Consider the difficulty in getting two people to agree on the precise state of an office that has been "cleaned" and the disagreement that can arise over whether the job has been done properly, particularly with a fastidious client who will refuse to pay until the work is done to his satisfaction - hence the amount of description that is necessary for both parties to feel happy with the agreement.
(EN: I have the sense that the need for granularity is often overblown and entirely unnecessary. In B2B sales, likely so, though I've been in situations where the time spent negotiating a contract cost more than the value of the contract itself. It's likely the author's experience dealing with customers and selling a service that's only vaguely connected with its benefit have made him a bit sensitive to this issue.)
Problems in Negotiating Guarantees
A common problem in making guarantees is that clients expect ironclad guarantees of service in an uncertain future. (EN: in fairness, both sides seem to do this - they want the other side to make firm commitments to do something, but to have flexibility in the commitments they must make in return.
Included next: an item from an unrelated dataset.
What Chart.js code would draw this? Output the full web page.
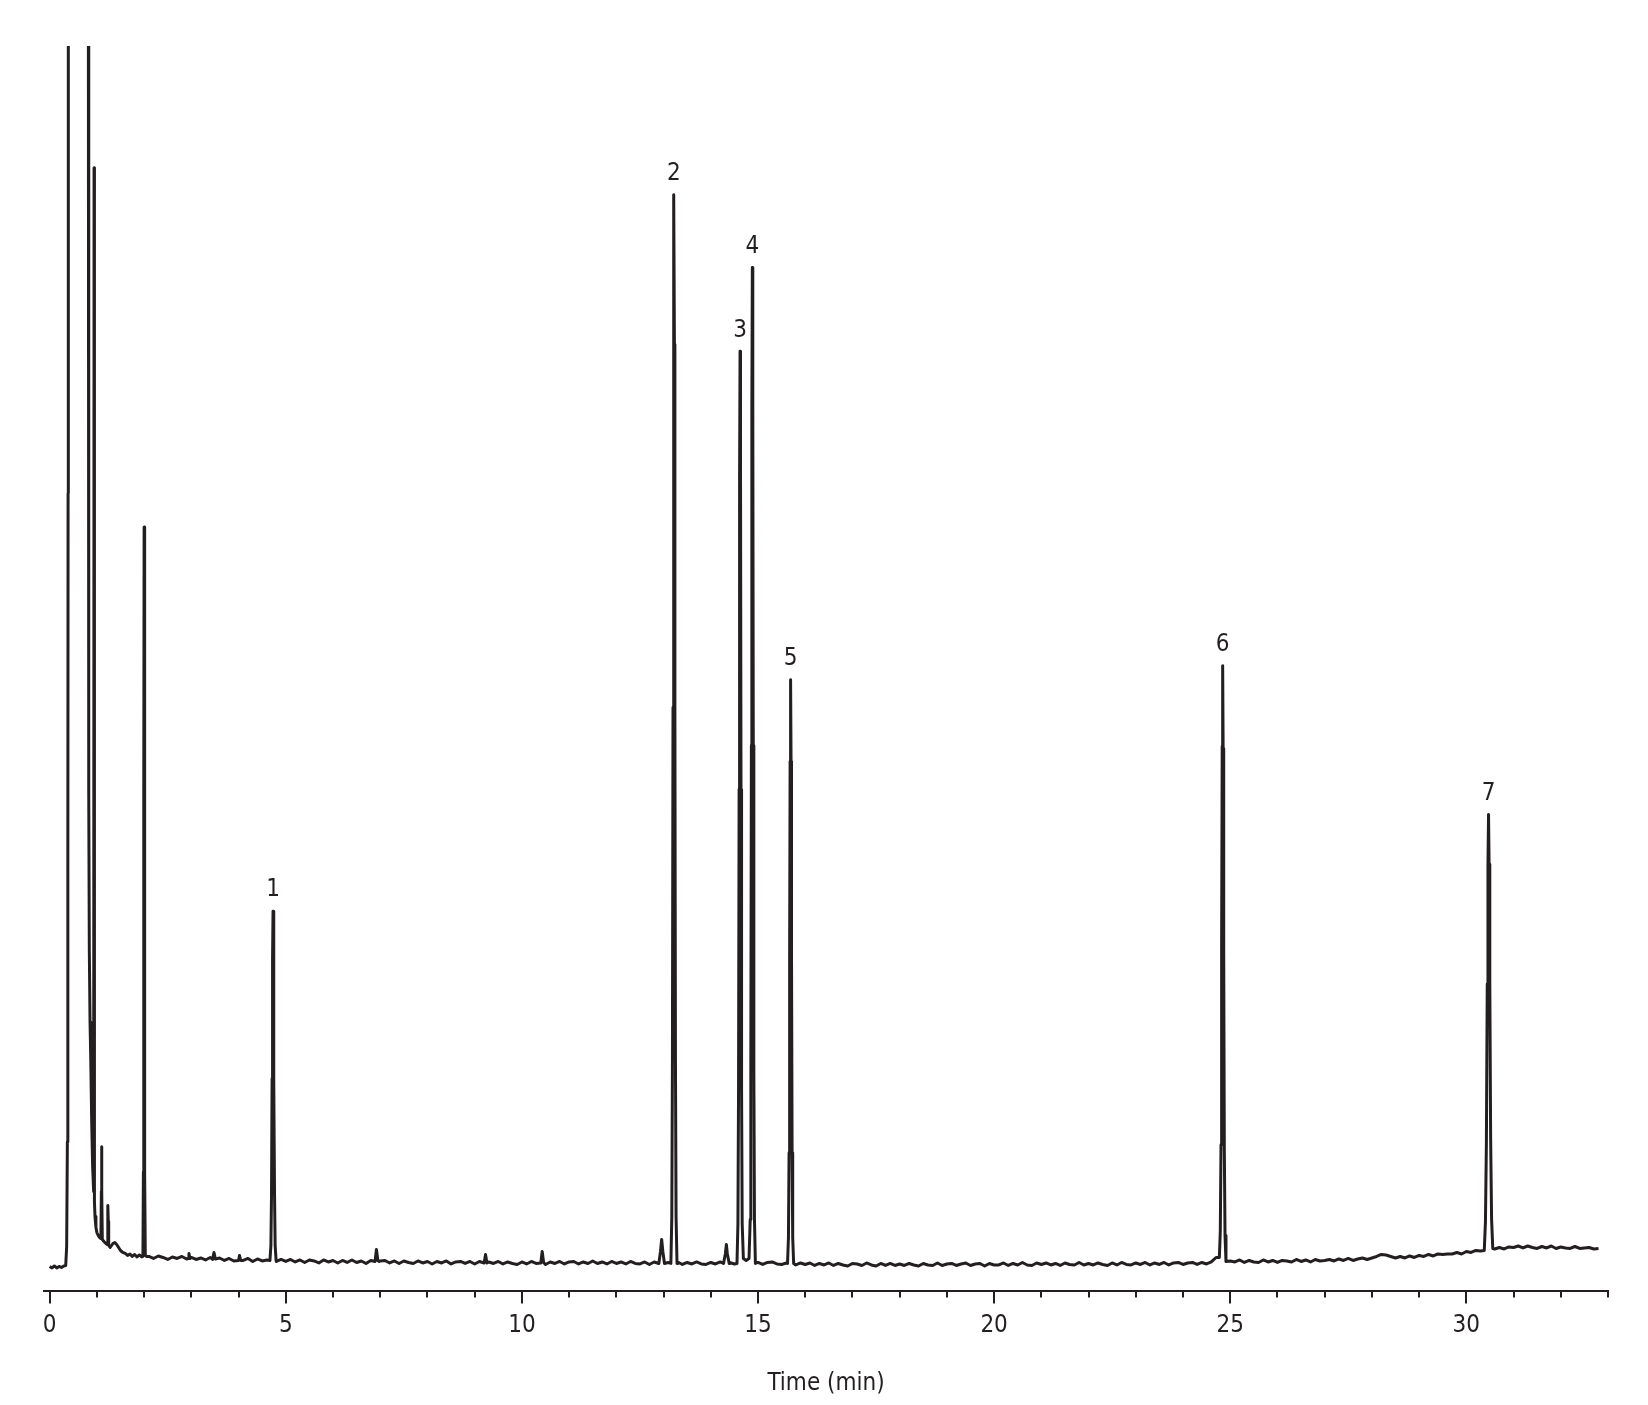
<!DOCTYPE html>
<html>
<head>
<meta charset="utf-8">
<script src="https://cdn.jsdelivr.net/npm/chart.js@4.4.1/dist/chart.umd.min.js"></script>
<style>
  html, body { margin: 0; padding: 0; background: #fff; }
  #wrap { width: 1648px; height: 1405px; }
</style>
</head>
<body>
<div id="wrap"><canvas id="chrom"></canvas></div>
<script>
// x axis labels (minutes)
const tickValues = [0, 5, 10, 15, 20, 25, 30];

// labelled peaks: retention time (min) and apex height (detector units)
const peakLabel = ['1', '2', '3', '4', '5', '6', '7'];
const peakTime = [4.73, 13.22, 14.62, 14.88, 15.69, 24.84, 30.47];
const peakTop = [381, 1099, 942, 1026, 613, 627, 478];

// solvent front and early peaks, 0 - 2.05 min
const earlyTrace = [
  [0, 25], [0.05, 23.5], [0.1, 25.5], [0.15, 23.5], [0.2, 25], [0.25, 24], [0.3, 25.5], [0.34, 26],
  [0.36, 45], [0.375, 150], [0.385, 420], [0.39, 800], [0.395, 1600],
  [0.81, 1600], [0.82, 1250], [0.825, 800], [0.83, 500], [0.84, 340], [0.855, 270], [0.87, 234],
  [0.89, 170], [0.91, 125], [0.932, 100], [0.94, 1126], [0.948, 90], [0.96, 75], [0.98, 64],
  [1.0, 59], [1.03, 56], [1.06, 54], [1.085, 53], [1.095, 100], [1.1, 145], [1.105, 100], [1.115, 52],
  [1.15, 50], [1.19, 48], [1.22, 47], [1.228, 70], [1.235, 86], [1.242, 70], [1.25, 46],
  [1.28, 44], [1.31, 46], [1.34, 48], [1.38, 49], [1.42, 47], [1.46, 44], [1.5, 41], [1.55, 39],
  [1.6, 38], [1.65, 36], [1.7, 37.5], [1.75, 35], [1.8, 37], [1.85, 34.5], [1.9, 36.5], [1.95, 34.5],
  [1.975, 35], [1.985, 120], [1.993, 500], [2.0, 766], [2.007, 500], [2.015, 120], [2.025, 36], [2.05, 35]
];

// labelled peak profiles [time, signal]
const peak1Shape = [
  [4.665, 31], [4.685, 46], [4.698, 97], [4.71, 213], [4.72, 332], [4.73, 381],
  [4.74, 332], [4.75, 213], [4.762, 97], [4.775, 46], [4.795, 31]
];
const peak2Shape = [
  [13.155, 28], [13.175, 75], [13.188, 231], [13.2, 585], [13.21, 949], [13.22, 1099],
  [13.23, 949], [13.24, 585], [13.252, 231], [13.265, 75], [13.285, 28]
];
const peak34Shape = [
  [14.555, 28], [14.575, 68], [14.588, 202], [14.6, 503], [14.61, 814], [14.62, 942],
  [14.63, 814], [14.64, 503], [14.652, 202], [14.665, 68], [14.69, 33], [14.75, 31],
  [14.81, 33], [14.835, 72], [14.848, 218], [14.86, 547], [14.87, 886], [14.88, 1026],
  [14.89, 886], [14.9, 547], [14.912, 218], [14.925, 72], [14.945, 28]
];
const peak5Shape = [
  [15.625, 28], [15.645, 54], [15.658, 139], [15.67, 332], [15.68, 531], [15.69, 613],
  [15.7, 531], [15.71, 332], [15.722, 139], [15.735, 54], [15.755, 28]
];
const peak6Shape = [
  [24.77, 34], [24.79, 60], [24.805, 147], [24.818, 343], [24.83, 546], [24.84, 627],
  [24.85, 544], [24.862, 340], [24.875, 143], [24.89, 56], [24.91, 30]
];
const peak7Shape = [
  [30.38, 41], [30.405, 70], [30.425, 150], [30.443, 308], [30.458, 426], [30.47, 478],
  [30.482, 428], [30.497, 310], [30.515, 152], [30.535, 72], [30.56, 43]
];

// small unlabelled bumps on the baseline
const minorBumps = [
  [[2.93, 33], [2.95, 38], [2.97, 33]],
  [[3.45, 32], [3.48, 39], [3.51, 32.5]],
  [[4.0, 31], [4.02, 36], [4.045, 31]],
  [[6.89, 30], [6.92, 42], [6.95, 31], [6.98, 30]],
  [[9.2, 28.5], [9.23, 37], [9.26, 28.5]],
  [[10.4, 28.5], [10.43, 40], [10.46, 29]],
  [[12.9, 28], [12.935, 40], [12.96, 52], [12.985, 40], [13.02, 28]],
  [[14.27, 28], [14.31, 38], [14.33, 47], [14.35, 38], [14.39, 28]]
];

// baseline read every 0.1 min from 2.1 min on
const baselineStart = 2.1;
const baselineStep = 0.1;
const baselineSignal = [
  35, 33, 35.5, 34, 32, 34.5, 33, 35, 32.5, 34,
  32, 33.5, 31.5, 34, 31.5, 33.5, 31, 33, 30.5, 32.5,
  31, 33, 30, 32.5, 30.5, 31.5, 32, 30, 32, 30,
  32, 29.5, 31.5, 29, 31.5, 30.5, 28.5, 31.5, 29.5, 31,
  28.5, 31, 29, 31.5, 29, 30.5, 28, 31, 28.5, 30.5,
  31, 28.5, 30.5, 28, 30.5, 29, 28, 30.5, 28.5, 30,
  27.5, 30, 28.5, 30.5, 27.5, 29.5, 30, 28, 30, 27.5,
  30, 27.5, 29.5, 28, 30, 27.5, 29.5, 28, 27, 29.5,
  27.5, 30, 28, 29.5, 27, 29.5, 28, 30, 27.5, 29.5,
  30, 27.5, 29.5, 28, 30.5, 28, 29.5, 27.5, 30, 28,
  29.5, 27.5, 30, 28, 27.5, 29.5, 27, 29.5, 28, 27.5,
  29, 27.5, 29.5, 27, 29, 27.5, 29.5, 27.5, 27, 29,
  27.5, 29.5, 27, 29, 27.5, 26.5, 29, 29.5, 27.5, 29,
  27, 29, 29.5, 27.5, 27, 28.5, 29, 26.5, 28.5, 27,
  28.5, 26, 28, 26.5, 28.5, 26, 28, 26.5, 25.5, 28,
  27.5, 26, 28.5, 26.5, 25.5, 28, 26, 28, 26, 27.5,
  26, 28, 26.5, 25.5, 28, 26.5, 26, 28.5, 26, 27.5,
  28, 26, 27.5, 28.5, 26, 27.5, 28, 25.5, 28, 26.5,
  26.5, 28.5, 26, 28, 26.5, 29, 26.5, 26, 28.5, 27,
  28.5, 26.5, 28, 26, 28.5, 27, 26.5, 29, 26.5, 28,
  26.5, 28.5, 27, 26, 28.5, 26.5, 29, 27, 26.5, 28.5,
  27, 29, 26.5, 28.5, 27, 29, 26.5, 28.5, 29, 27,
  28.5, 29, 27, 29, 27.5, 29.5, 34, 34.5, 33.5, 30.5,
  29.5, 31.5, 29, 31, 29.5, 29, 31.5, 29.5, 31, 29,
  31, 30.5, 29.5, 32, 30, 31.5, 29.5, 32, 30.5, 31,
  32, 30.5, 32.5, 31, 33, 31, 32.5, 33.5, 32, 33.5,
  35, 37, 36.5, 35, 33.5, 35, 33.5, 35.5, 34, 36,
  35, 37, 35.5, 37.5, 37, 37.5, 37.5, 39, 37.5, 40,
  39, 41, 40.5, 42, 42, 42.5, 44, 42.5, 44.5, 44,
  45.5, 43.5, 45.5, 44, 43, 45, 43.5, 45.5, 43, 44.5,
  43.5, 43, 45, 43, 43.5, 44, 42.5, 43
];

const ink = '#231f20';
const fontFamily = "'Liberation Sans Narrow', 'DejaVu Sans Condensed', 'Liberation Sans', sans-serif";

// Put the pieces together into one trace
const segments = [earlyTrace, peak1Shape, peak2Shape, peak34Shape, peak5Shape, peak6Shape, peak7Shape, ...minorBumps];
const windows = segments.map(s => [s[0][0], s[s.length - 1][0]]);
const baseline = baselineSignal
  .map((v, i) => [+(baselineStart + i * baselineStep).toFixed(2), v])
  .filter(([t]) => !windows.some(([a, b]) => t >= a && t <= b));
const trace = segments.flat().concat(baseline)
  .sort((p, q) => p[0] - q[0])
  .map(([x, y]) => ({ x, y }));

// minute ticks under the axis (long every 5 min) and the peak numbers
const chromDecor = {
  id: 'chromDecor',
  afterDatasetsDraw(chart) {
    const ctx = chart.ctx;
    const xs = chart.scales.x, ys = chart.scales.y;
    ctx.save();
    ctx.fillStyle = ink;
    ctx.font = '24px ' + fontFamily;
    ctx.textAlign = 'center';
    ctx.textBaseline = 'middle';
    peakLabel.forEach((lab, i) => {
      ctx.fillText(lab, xs.getPixelForValue(peakTime[i]), ys.getPixelForValue(peakTop[i]) - 21);
    });
    ctx.restore();
  },
  afterDraw(chart) {
    const ctx = chart.ctx;
    const xs = chart.scales.x;
    const y0 = chart.chartArea.bottom;
    ctx.save();
    ctx.strokeStyle = ink;
    ctx.lineWidth = 2;
    for (let v = 0; v <= 33; v++) {
      const px = Math.round(xs.getPixelForValue(v));
      ctx.beginPath();
      ctx.moveTo(px, y0 - 1);
      ctx.lineTo(px, y0 + (v % 5 === 0 ? 12 : 6));
      ctx.stroke();
    }
    ctx.restore();
  }
};

const ctx = document.getElementById('chrom').getContext('2d');
const chromChart = new Chart(ctx, {
  type: 'line',
  data: {
    datasets: [{
      data: trace,
      borderColor: ink,
      borderWidth: 3,
      borderJoinStyle: 'round',
      pointRadius: 0,
      tension: 0,
      fill: false
    }]
  },
  options: {
    responsive: true,
    maintainAspectRatio: false,
    animation: false,
    layout: { padding: { left: 44, right: 40, top: 46, bottom: 0 } },
    plugins: {
      legend: { display: false },
      tooltip: { enabled: false }
    },
    scales: {
      x: {
        type: 'linear',
        min: -0.12,
        max: 33,
        afterBuildTicks: scale => { scale.ticks = tickValues.map(v => ({ value: v })); },
        grid: { display: false, drawTicks: false },
        border: { display: true, color: ink, width: 2 },
        ticks: {
          padding: 20,
          color: ink,
          maxRotation: 0,
          autoSkip: false,
          font: { family: fontFamily, size: 24 }
        },
        title: {
          display: true,
          text: 'Time (min)',
          color: ink,
          font: { family: fontFamily, size: 24 },
          padding: { top: 9, bottom: 7 }
        }
      },
      y: { display: false, min: 0, max: 1248 }
    }
  },
  plugins: [chromDecor]
});
</script>
</body>
</html>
It's particularly ironic, but not at all uncommon, when there are dependencies - such as a client who insists paychecks must be delivered at 8 am on Tuesday but will not commit to providing the employee timesheets on which those paychecks must be based by noon on Monday.)
The author writes a fictional dialogue in which a customer is demanding that a Web site be completed by a give date without telling the seller what it must contain, and the seller waffles because she genuinely cannot give an answer without further information.
The essential problem is that a salesman who wants to make sure they can keep the promises they make will end up avoiding making any promises whatsoever - as such it's a difficult balance.
Guidelines for Negotiating Guarantees
The author meanwhile waffles in providing advice about avoiding waffling. "Don't overcommit ... [but] don't undercommit" is immensely uninformative. He also suggests qualifying promises with phrases such as "it should be possible to ... [promise] ... if we don't run into any unexpected issues" until such time as you can work out the details.
The contract can spell out specific terms and, so long as it does not differ significantly from the spirit of a verbal agreement, clients will not feel they have been misled. (EN: A caveat is that sometimes seemingly minor details are critical to the customer - a day later is sometimes a deal breaker.)
The author rewrites his previous dialogue, such that the salesman pulls a few tricks to give the appearance of making a commitment without actually committing:
- The salesman makes reference to the amount of time it takes "in our general experience" to do work of similar scale (EN: which is true, but dodges the question of when the client can expect their work to be done)
- She states "I can't make an absolute commitment ... but we can aim for" a date (EN: Another phrase that sounds like a commitment, but "aim for" indicates nothing.)
- She offers to write milestones in the contract that will enable them to "check that we're on track" (EN: The milestones are checkpoints, but there is no indication they will actually be met)
- She names a date as a "stretch goal" for a contract (EN: This phrase is tantamount to saying it would be a minor miracle if the date was actually met)
- She suggests adding a "rush fee" to the contract so her people will have incentive to make an ambitious date (EN: That is a very greasy trick - her firm do the work at the regular price at a later date and "lose" a bonus they never intended to earn. This can also be used as a way to get extra revenue by pretending a date is difficult to make when it is not. Caveat emtor, every time.)
- She stresses that she has to clear the agreement with others in her organization before it can be considered a formal commitment. (EN: This is not necessarily bad - it's sometimes a trick to be able to back out of an agreement, like a salesman who must run a deal by a "manager" to whom the customer is not permitted to speak, but in the best of cases a salesman can speak in loose terms and make estimates subject to validation.)
The author describes the revised conversation as "win-win" (EN: but it's clear that the salesman has won the business and the only thing that the customer has come away with is false expectations based on noncommittal statements.)